I'm usually reluctant to recommend pumps as they SEEM like a waste of electricity. But I worked out a comparison once for a customer and the extra wasted heat from the water content in the 'dead leg' of the the 22mm pipe runs compared with 15mm pipe runs and energy used by a pump showed that pumping the water through a smaller pipe saved energy (and that was for a full-size shower pump, not an inline Shower Power Booster which, while not being quite as powerful, uses much less energy and is cheaper to install) If installed correctly, pumps should last quite a few years, though that no longer seems to mean 20-30 as it used to in the old days. The warranty may length may give you some idea of durability, though I have known cheap pumps last for 10 years or more and you may be lucky.
The OP's plumbing looks like an old system that has evolved over the years. These types of systems often have pipe runs that reduce the available head of pressure at the tap along their length due to numerous joints and poor plumbing practice by at least one of the many installers (the plastic pipe will have smaller bore than copper and that doesn't help either!). Or, as has been suggested, partially shut or small-bore valves. The standing head (height of water level in loft cistern above the bath taps (1bar =10m.)) is probably less important than the pipe runs.
In my own house, I have improved the water flow from my existing bath tap from 4 litres/minute to 22 litres/minute just by putting a new 22mm pipe run between the cylinder and the bath. But then I was meticulous about deburring, minimising pipe length, and getting my bends as smooth and streamlined as possible and wasn't concerned about energy use as the bath is not used often and mostly in winter.

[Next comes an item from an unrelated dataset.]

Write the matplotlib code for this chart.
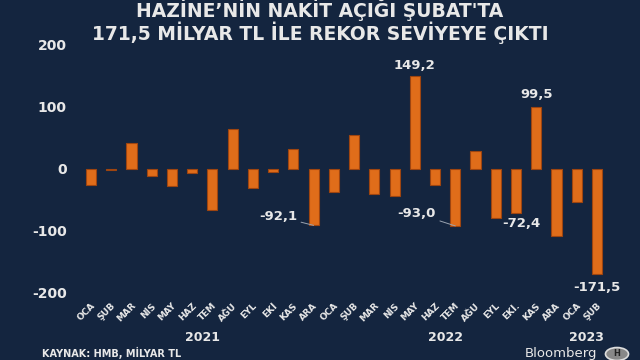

The OP's taps (if that link is correct) show a flow rate of 4 litres a minute at 0.1 bar. This will be at the working pressure (i.e. standing head as above MINUS any loss of head along the pipe run). It is quite possible that the available head (working pressure) at the tap is only 0.1 bar on a gravity system. If the OP's taps are running much faster when running cold, the installation may have mains cold and cylinder hot - it's more common than people think.